Reverend Carroll Pickett, who served as the chaplain at the Walls Unit in Huntsville, spent all day with Charlie Brooks and stood at the foot of the gurney as he was executed.  In his memoir, Within These Walls: Memoirs of a Death House Chaplain, he writes about the immediate aftermath of the execution:  “All that remained was an air of stunned silence – testimony to the fact that none of those who had witnessed penal history being made had really been prepared for what they had seen.”

Since 1982, the State of Texas has executed 492 people; 253 of these executions have occurred during the administration of Governor Rick Perry, more than any other governor in U.S. history.  This year, the State of Texas carried out 15 executions, a slight increase over last year and nearly three times as many as any other state in the country.

Yet Texas – along with the rest of the nation – is moving away from the death penalty.  New death sentences remain near record-low levels, and death-qualified juries have rejected this punishment in at least 18 trials in the past five years.

Use of the death penalty has been relegated to just a few jurisdictions statewide; in fact, only 11 counties in the entire state of Texas imposed new death sentences in the last two years.  These trends and other developments in 2012 appear in TCADP’s year-end report, scheduled to be released next week.

With your support, TCADP is educating Texans about the fatal flaws of our state’s death penalty system and equipping our members to serve as powerful citizen advocates for abolition.  Together, we are hastening the day that we mark the anniversary of the abolition of the death penalty in Texas.
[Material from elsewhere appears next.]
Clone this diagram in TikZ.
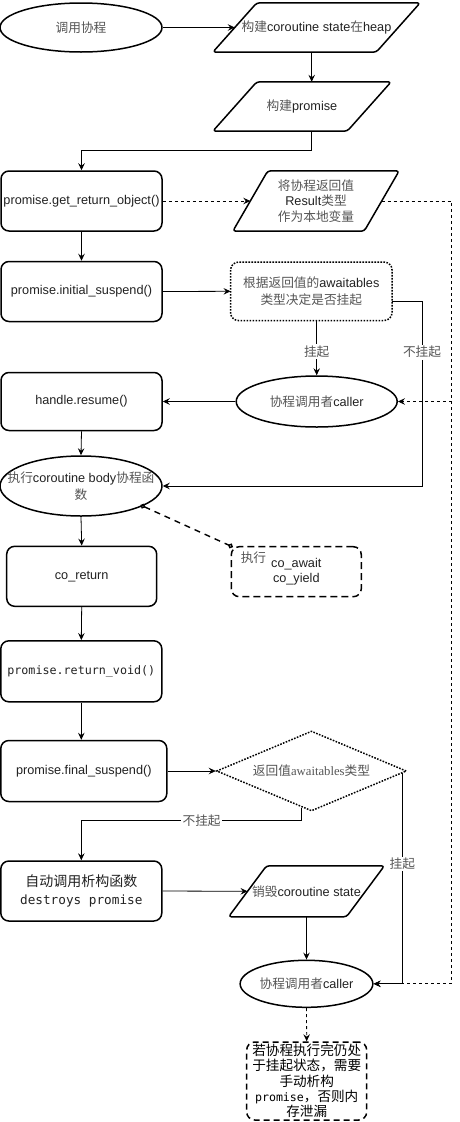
\documentclass[tikz,border=0pt]{standalone}
\usepackage{fontspec}
\setmainfont{Liberation Sans}
\newfontfamily\cjkfont{Noto Sans CJK SC}
\newfontfamily\codefont{DejaVu Sans Mono}
\newfontfamily\romanfont{Liberation Serif}
\usetikzlibrary{shapes.geometric,arrows.meta,calc}

\definecolor{ink}{HTML}{222222}
\definecolor{soft}{HTML}{555555}
\newcommand\zh[1]{{\cjkfont\color{soft}#1}}
\newcommand\zhk[1]{{\cjkfont #1}}

% parallelogram drawn round a text node; #2 is half the horizontal slant
\newcommand\slantbox[2]{\draw[outline, rounded corners=3pt]
  ([xshift=#2]#1.north west) -- ([xshift=#2]#1.north east) --
  ([xshift=-#2]#1.south east) -- ([xshift=-#2]#1.south west) -- cycle;}

\tikzset{
  outline/.style={draw=black, line width=1.5pt, line join=round},
  base/.style={inner sep=0pt, text=ink, align=center,
    font=\fontsize{12.7}{16.7}\selectfont},
  roundbox/.style={base, outline, rectangle, rounded corners=8pt},
  oval/.style={base, outline, ellipse},
  slant/.style={base, rectangle},
  flow/.style={-{Stealth[length=7pt,width=6.5pt,inset=2.5pt]}, line width=0.8pt},
  dashline/.style={line width=0.8pt, dash pattern=on 3pt off 3pt},
  dflow/.style={flow, dash pattern=on 3pt off 3pt},
  hook/.style={{Circle[open,length=5pt]}-{Circle[open,length=5pt]},
    line width=1.4pt, dash pattern=on 6pt off 5pt,
    shorten <=-2.5pt, shorten >=-2.5pt},
  lbl/.style={fill=white, inner sep=1.5pt, text=soft,
    font=\cjkfont\fontsize{12.7}{15}\selectfont},
}

\begin{document}
\begin{tikzpicture}[x=1pt,y=-1pt]
\path[use as bounding box, fill=white] (0,0) rectangle (460,1122);

% ---- nodes ----
\node[oval, minimum width=162pt, minimum height=49pt] (start) at (81,27.5) {\zh{调用协程}};
\node[slant, minimum width=163pt, minimum height=49pt] (heap) at (316.5,27.5)
  {\zh{构建}coroutine state\zh{在}heap};
\slantbox{heap}{22pt}
\node[slant, minimum width=134pt, minimum height=49pt] (mk) at (302,106.5) {\zh{构建}promise};
\slantbox{mk}{22pt}

\node[roundbox, minimum width=161pt, minimum height=60pt] (gro) at (81.5,201)
  {promise.get\_return\_object()};
\node[slant, minimum width=131pt, minimum height=60pt,
  font=\fontsize{12.7}{15.8}\selectfont] (res) at (316,201)
  {\zh{将协程返回值}\\Result\zh{类型}\\\zh{作为本地变量}};
\slantbox{res}{17.5pt}

\node[roundbox, minimum width=161pt, minimum height=60pt] (init) at (81.5,291.5)
  {promise.initial\_suspend()};
\node[roundbox, draw=none, minimum width=160pt, minimum height=57pt] (decide) at (311.3,291.3)
  {\zh{根据返回值的}awaitables\\\zh{类型决定是否挂起}};
\draw[line width=1.5pt, dash pattern=on 1.6pt off 1.4pt, rounded corners=8pt]
  (decide.north west) rectangle (decide.south east);

\node[oval, minimum width=161pt, minimum height=51pt] (call1) at (316.7,401.5)
  {\zh{协程调用者}caller};
\node[roundbox, minimum width=161pt, minimum height=58pt] (resume) at (81.5,401.5)
  {handle.resume()};
% the body label is wider than the ellipse, so it is set on top of it
\node[oval, minimum width=162pt, minimum height=60pt] (body) at (81,486) {};
\node[base] (bodytext) at (body.center)
  {\zh{执行}coroutine body\zh{协程函}\\\zh{数}};

\node[roundbox, draw, dash pattern=on 7pt off 4pt, minimum width=130pt, minimum height=50pt,
  font=\fontsize{12.7}{15.5}\selectfont] (aw) at (296.3,571.7)
  {co\_await\\co\_yield};
\node[roundbox, minimum width=150pt, minimum height=60pt] (ret) at (81.7,576.3) {co\_return};
\node[roundbox, minimum width=161pt, minimum height=61pt,
  font=\codefont\fontsize{11.7}{14}\selectfont] (rv) at (81.3,671.3) {promise.return\_void()};
\node[roundbox, minimum width=166pt, minimum height=61pt] (fs) at (83.8,771)
  {promise.final\_suspend()};
\node[base, diamond, aspect=2.4, minimum width=190pt, minimum height=80pt,
  draw, line width=1.5pt, dash pattern=on 1.6pt off 1.4pt] (kind) at (311.5,771)
  {\zh{返回值}{\romanfont\color{soft}awaitables}\zh{类型}};

\node[roundbox, minimum width=161pt, minimum height=60pt,
  font=\fontsize{14}{18}\selectfont] (destroy) at (81.3,891)
  {\zhk{自动调用析构函数}\\{\codefont\fontsize{12.7}{18}\selectfont destroys promise}};
\node[slant, minimum width=117.5pt, minimum height=50.7pt] (wipe) at (306.5,891.3)
  {\zh{销毁}coroutine state};
\slantbox{wipe}{19pt}
\node[oval, minimum width=113pt, minimum height=47pt] (back) at (306.5,983.8)
  {\zh{协程调用者}caller};
\node[roundbox, draw, dash pattern=on 6pt off 4pt, minimum width=120pt, minimum height=78pt,
  text=black, font=\cjkfont\fontsize{13.6}{15.3}\selectfont] (note) at (306.7,1081)
  {若协程执行完仍处\\于挂起状态，需要\\手动析构\\{\codefont\fontsize{11.6}{15.3}\selectfont promise}，否则内\\存泄漏};

% ---- connectors ----
\draw[flow] (start.east) -- (heap.west);
\coordinate (hd) at ($(heap.south)+(-4.8,0)$);
\draw[flow] (hd) -- (hd |- mk.north);
\coordinate (md) at ($(mk.south)+(9.7,0)$);
\draw[flow] (md) -- ++(0,19.5) -| (gro.north);

\draw[dflow] (gro.east) -- (res.west);
\coordinate (rail) at ($(res.east)+(70,0)$);
\draw[dashline] (res.east) -- (rail) -- (rail |- back.east);
\draw[dflow] (rail |- call1.east) -- (call1.east);
\draw[dflow] (rail |- back.east) -- (back.east);

\draw[flow] (gro.south) -- (init.north);
\draw[flow] (init.east) -- (decide.west);
\draw[flow] (call1.north |- decide.south) -- node[lbl, pos=0.57] {挂起} (call1.north);
\coordinate (dr) at ($(decide.east)+(0,10.4)$);
\draw[flow] (dr) -- ++(30,0) |- node[lbl, pos=0.137] {不挂起} (body.east);

\draw[flow] (call1.west) -- (resume.east);
\draw[flow] (resume.south) -- (body.north);
\draw[flow] (body.south) -- (ret.north);
\draw[hook] (body.-18) -- (aw.north west)
  node[lbl, at end, anchor=north west, fill=none, xshift=8pt, yshift=-3.5pt] {执行};

\draw[flow] (ret.south) -- (rv.north);
\draw[flow] (rv.south) -- (rv.south |- fs.north);
\draw[flow] (fs.east) -- (kind.west);
\coordinate (kl) at ($(kind.south)+(-9.8,-4.1)$);
\draw[flow] (kl) -- ++(0,13) -| node[lbl, pos=0.227] {不挂起} (destroy.north);
\coordinate (kr) at ($(kind.east)+(-5,2)$);
\draw[flow] (kr) |- node[lbl, pos=0.216] {挂起} (back.east);

\draw[flow] (destroy.east) -- (wipe.west);
\draw[flow] (wipe.south) -- (wipe.south |- back.north);
\draw[dflow] (back.south) -- (note.north);
\end{tikzpicture}
\end{document}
Thank you for your support and steadfast commitment to this issue.

p.s. We had the pleasure of meeting Charlie’s son Keith in Dallas on Tuesday. Keith’s family is holding a memorial service today in Fort Worth for Charlie Brooks. The memorial will be held from 12 to 3:00 p.m. at the Riverside Community Center, 3700 Belknap Street, Fort Worth. The program will include lunch and reflections. Everyone is welcome.